# Work required
Leave out the pictures and restate the rest of the data exactly.

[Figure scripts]
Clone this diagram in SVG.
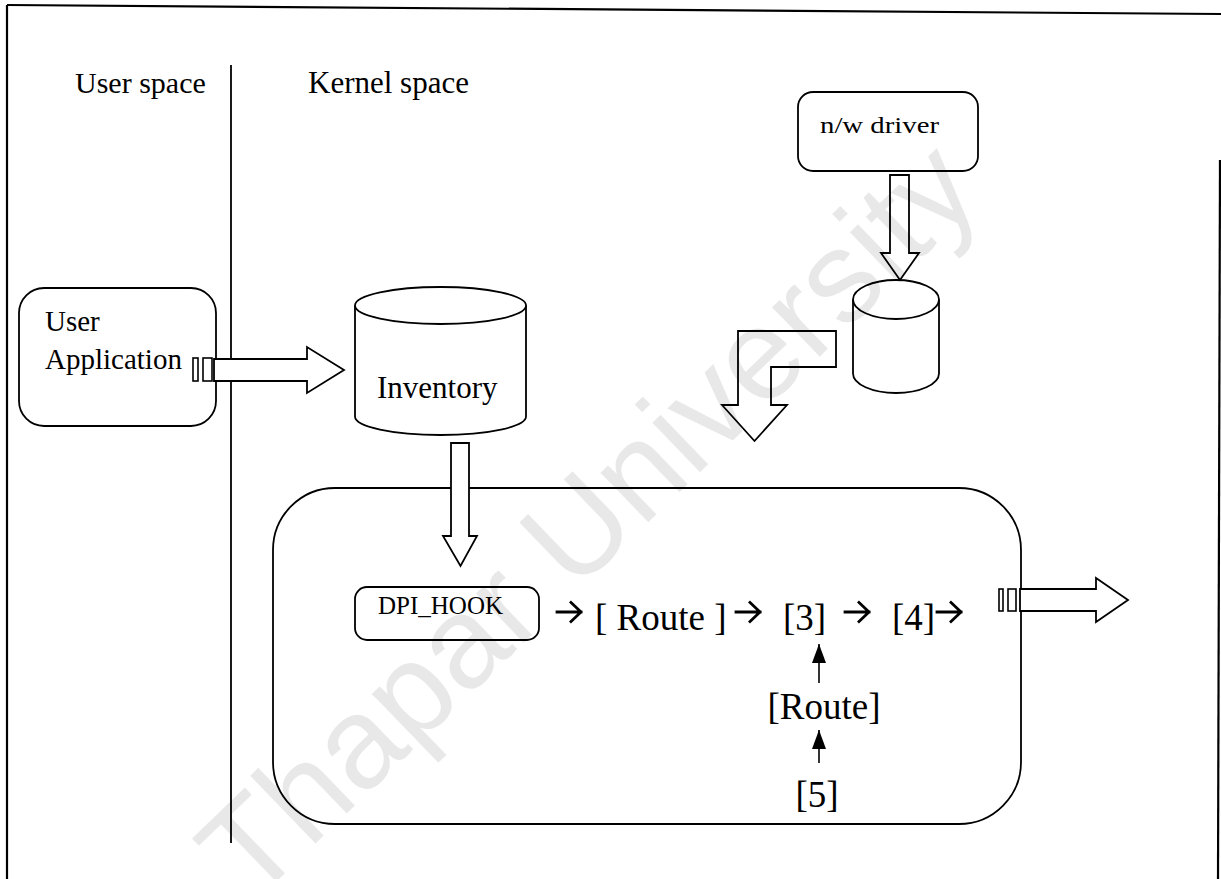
<svg xmlns="http://www.w3.org/2000/svg" width="1221" height="879" viewBox="0 0 1221 879">
  <style>
    .frame { fill: none; stroke: #000; stroke-width: 2.2; }
    .shape { fill: #fff; stroke: #000; stroke-width: 1.8; }
    .open { fill: none; stroke: #000; stroke-width: 1.8; }
    .port { fill: #fff; stroke: #000; stroke-width: 1.6; }
    .label { font-family: "Liberation Serif", "Times New Roman", serif; fill: #000; }
    .mark { font-family: "Liberation Sans", Arial, sans-serif; fill: #000; fill-opacity: 0.09; }
    .thin { fill: none; stroke: #000; stroke-width: 1.6; }
    .step { fill: none; stroke: #000; stroke-width: 2.8; stroke-linecap: square; stroke-linejoin: miter; }
  </style>
  <defs>
    <marker id="headUp" viewBox="0 0 19 14" refX="19" refY="7" markerWidth="19" markerHeight="14" markerUnits="userSpaceOnUse" orient="auto">
      <path d="M0,0 L19,7 L0,14 z" fill="#000"/>
    </marker>
    <!-- chevron arrow used between the chain steps -->
    <path id="stepArrow" class="step" d="M0,0 L24,0 M14,-9.5 L24,0 L14,9.5"/>
  </defs>

  <rect width="1221" height="879" fill="#fff"/>

  <!-- page frame -->
  <g id="frame">
    <path class="frame" d="M7,5 L1221,14"/>
    <path class="frame" d="M7,5 L7,879"/>
    <path class="frame" d="M1220,160 L1218,879"/>
  </g>

  <!-- user / kernel divider -->
  <g id="divider">
    <path class="open" d="M231,65 L231,843"/>
    <text class="label" x="75" y="93" font-size="30">User space</text>
    <text class="label" x="308" y="93" font-size="31">Kernel space</text>
  </g>

  <g id="user-application">
    <rect class="shape" x="19" y="288" width="197" height="138" rx="25" ry="25"/>
    <text class="label" x="45" y="331" font-size="29">User</text>
    <text class="label" x="45" y="369" font-size="29">Application</text>
  </g>

  <g id="inventory">
    <path class="shape" d="M355,305.5 L355,416.5 A85.5,18.5 0 0 0 526,416.5 L526,305.5"/>
    <ellipse class="shape" cx="440.5" cy="305.5" rx="85.5" ry="18.5"/>
    <text class="label" x="377" y="398" font-size="31">Inventory</text>
  </g>

  <g id="nw-driver">
    <rect class="shape" x="798" y="92" width="180" height="79" rx="15" ry="15"/>
    <text class="label" x="820" y="133" font-size="24" textLength="119" lengthAdjust="spacingAndGlyphs">n/w driver</text>
  </g>

  <g id="buffer">
    <path class="shape" d="M853,299.5 L853,373.5 A43,19.5 0 0 0 939,373.5 L939,299.5"/>
    <ellipse class="shape" cx="896" cy="299.5" rx="43" ry="19.5"/>
  </g>

  <g id="dpi-module">
    <rect class="shape" x="273" y="488" width="748" height="336" rx="62" ry="62"/>
  </g>

  <g id="dpi-hook">
    <rect class="shape" x="355" y="587" width="184" height="53" rx="12" ry="12"/>
    <text class="label" x="378" y="614" font-size="25">DPI_HOOK</text>
  </g>

  <!-- processing chain -->
  <g id="chain">
    <text class="label" y="630" font-size="37"><tspan x="595">[ Route ]</tspan><tspan x="783">[3]</tspan><tspan x="892">[4]</tspan></text>
    <text class="label" x="824" y="719" font-size="37" text-anchor="middle">[Route]</text>
    <text class="label" x="817" y="807" font-size="37" text-anchor="middle">[5]</text>
  </g>

  <!-- connectors -->
  <g id="connectors">
    <!-- user application to inventory -->
    <rect class="port" x="193" y="358" width="5" height="23"/>
    <rect class="port" x="203" y="358" width="9" height="23"/>
    <path class="shape" d="M214,359 L307,359 L307,347 L344,370 L307,393 L307,381 L214,381 z"/>

    <!-- inventory to DPI_HOOK -->
    <path class="shape" d="M451,443 L469,443 L469,536 L477,536 L460.5,566 L443,536 L451,536 z"/>

    <!-- n/w driver to buffer -->
    <path class="shape" d="M890,175 L909,175 L909,253 L919,253 L900,280 L881,253 L890,253 z"/>

    <!-- buffer into module -->
    <path class="shape" d="M836,331 L738,331 L738,405 L722,405 L754.5,441 L787,405 L771,405 L771,367 L836,367 z"/>

    <!-- module output -->
    <rect class="port" x="999" y="589" width="4" height="22"/>
    <rect class="port" x="1008" y="589" width="8" height="22"/>
    <path class="shape" d="M1020,589 L1096,589 L1096,578 L1128,600 L1096,622 L1096,611 L1020,611 z"/>

    <!-- chain step arrows -->
    <use href="#stepArrow" x="557" y="612"/>
    <use href="#stepArrow" x="736" y="612"/>
    <use href="#stepArrow" x="845" y="612"/>
    <use href="#stepArrow" x="937" y="612"/>

    <!-- vertical feeds into [3] -->
    <path class="thin" d="M819,683 L819,644" marker-end="url(#headUp)"/>
    <path class="thin" d="M819,763 L819,730" marker-end="url(#headUp)"/>
  </g>

  <!-- watermark laid over the page -->
  <text class="mark" x="252" y="905" font-size="130" transform="rotate(-44 252 905)">Thapar University</text>
</svg>
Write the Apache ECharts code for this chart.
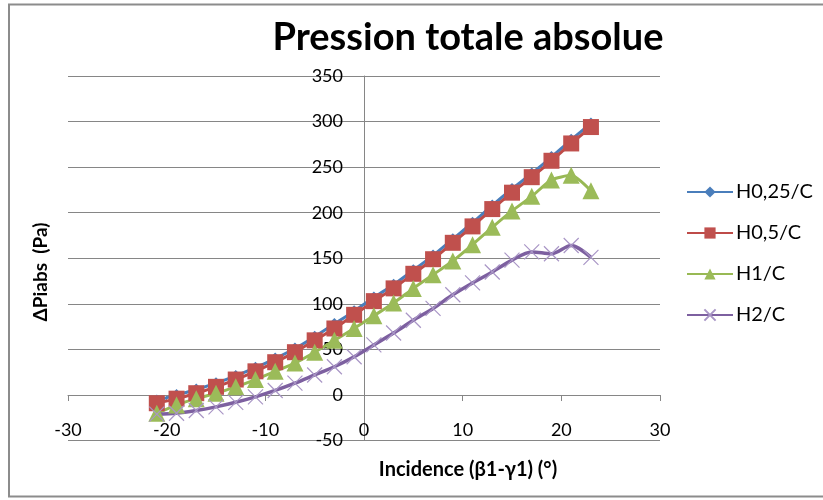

# Written response
Clone this diagram in SVG.
<svg xmlns="http://www.w3.org/2000/svg" width="1221" height="879" viewBox="0 0 1221 879">
  <style>
    .frame { fill: none; stroke: #000; stroke-width: 2.2; }
    .shape { fill: #fff; stroke: #000; stroke-width: 1.8; }
    .open { fill: none; stroke: #000; stroke-width: 1.8; }
    .port { fill: #fff; stroke: #000; stroke-width: 1.6; }
    .label { font-family: "Liberation Serif", "Times New Roman", serif; fill: #000; }
    .mark { font-family: "Liberation Sans", Arial, sans-serif; fill: #000; fill-opacity: 0.09; }
    .thin { fill: none; stroke: #000; stroke-width: 1.6; }
    .step { fill: none; stroke: #000; stroke-width: 2.8; stroke-linecap: square; stroke-linejoin: miter; }
  </style>
  <defs>
    <marker id="headUp" viewBox="0 0 19 14" refX="19" refY="7" markerWidth="19" markerHeight="14" markerUnits="userSpaceOnUse" orient="auto">
      <path d="M0,0 L19,7 L0,14 z" fill="#000"/>
    </marker>
    <!-- chevron arrow used between the chain steps -->
    <path id="stepArrow" class="step" d="M0,0 L24,0 M14,-9.5 L24,0 L14,9.5"/>
  </defs>

  <rect width="1221" height="879" fill="#fff"/>

  <!-- page frame -->
  <g id="frame">
    <path class="frame" d="M7,5 L1221,14"/>
    <path class="frame" d="M7,5 L7,879"/>
    <path class="frame" d="M1220,160 L1218,879"/>
  </g>

  <!-- user / kernel divider -->
  <g id="divider">
    <path class="open" d="M231,65 L231,843"/>
    <text class="label" x="75" y="93" font-size="30">User space</text>
    <text class="label" x="308" y="93" font-size="31">Kernel space</text>
  </g>

  <g id="user-application">
    <rect class="shape" x="19" y="288" width="197" height="138" rx="25" ry="25"/>
    <text class="label" x="45" y="331" font-size="29">User</text>
    <text class="label" x="45" y="369" font-size="29">Application</text>
  </g>

  <g id="inventory">
    <path class="shape" d="M355,305.5 L355,416.5 A85.5,18.5 0 0 0 526,416.5 L526,305.5"/>
    <ellipse class="shape" cx="440.5" cy="305.5" rx="85.5" ry="18.5"/>
    <text class="label" x="377" y="398" font-size="31">Inventory</text>
  </g>

  <g id="nw-driver">
    <rect class="shape" x="798" y="92" width="180" height="79" rx="15" ry="15"/>
    <text class="label" x="820" y="133" font-size="24" textLength="119" lengthAdjust="spacingAndGlyphs">n/w driver</text>
  </g>

  <g id="buffer">
    <path class="shape" d="M853,299.5 L853,373.5 A43,19.5 0 0 0 939,373.5 L939,299.5"/>
    <ellipse class="shape" cx="896" cy="299.5" rx="43" ry="19.5"/>
  </g>

  <g id="dpi-module">
    <rect class="shape" x="273" y="488" width="748" height="336" rx="62" ry="62"/>
  </g>

  <g id="dpi-hook">
    <rect class="shape" x="355" y="587" width="184" height="53" rx="12" ry="12"/>
    <text class="label" x="378" y="614" font-size="25">DPI_HOOK</text>
  </g>

  <!-- processing chain -->
  <g id="chain">
    <text class="label" y="630" font-size="37"><tspan x="595">[ Route ]</tspan><tspan x="783">[3]</tspan><tspan x="892">[4]</tspan></text>
    <text class="label" x="824" y="719" font-size="37" text-anchor="middle">[Route]</text>
    <text class="label" x="817" y="807" font-size="37" text-anchor="middle">[5]</text>
  </g>

  <!-- connectors -->
  <g id="connectors">
    <!-- user application to inventory -->
    <rect class="port" x="193" y="358" width="5" height="23"/>
    <rect class="port" x="203" y="358" width="9" height="23"/>
    <path class="shape" d="M214,359 L307,359 L307,347 L344,370 L307,393 L307,381 L214,381 z"/>

    <!-- inventory to DPI_HOOK -->
    <path class="shape" d="M451,443 L469,443 L469,536 L477,536 L460.5,566 L443,536 L451,536 z"/>

    <!-- n/w driver to buffer -->
    <path class="shape" d="M890,175 L909,175 L909,253 L919,253 L900,280 L881,253 L890,253 z"/>

    <!-- buffer into module -->
    <path class="shape" d="M836,331 L738,331 L738,405 L722,405 L754.5,441 L787,405 L771,405 L771,367 L836,367 z"/>

    <!-- module output -->
    <rect class="port" x="999" y="589" width="4" height="22"/>
    <rect class="port" x="1008" y="589" width="8" height="22"/>
    <path class="shape" d="M1020,589 L1096,589 L1096,578 L1128,600 L1096,622 L1096,611 L1020,611 z"/>

    <!-- chain step arrows -->
    <use href="#stepArrow" x="557" y="612"/>
    <use href="#stepArrow" x="736" y="612"/>
    <use href="#stepArrow" x="845" y="612"/>
    <use href="#stepArrow" x="937" y="612"/>

    <!-- vertical feeds into [3] -->
    <path class="thin" d="M819,683 L819,644" marker-end="url(#headUp)"/>
    <path class="thin" d="M819,763 L819,730" marker-end="url(#headUp)"/>
  </g>

  <!-- watermark laid over the page -->
  <text class="mark" x="252" y="905" font-size="130" transform="rotate(-44 252 905)">Thapar University</text>
</svg>
Write the Apache ECharts code for this chart.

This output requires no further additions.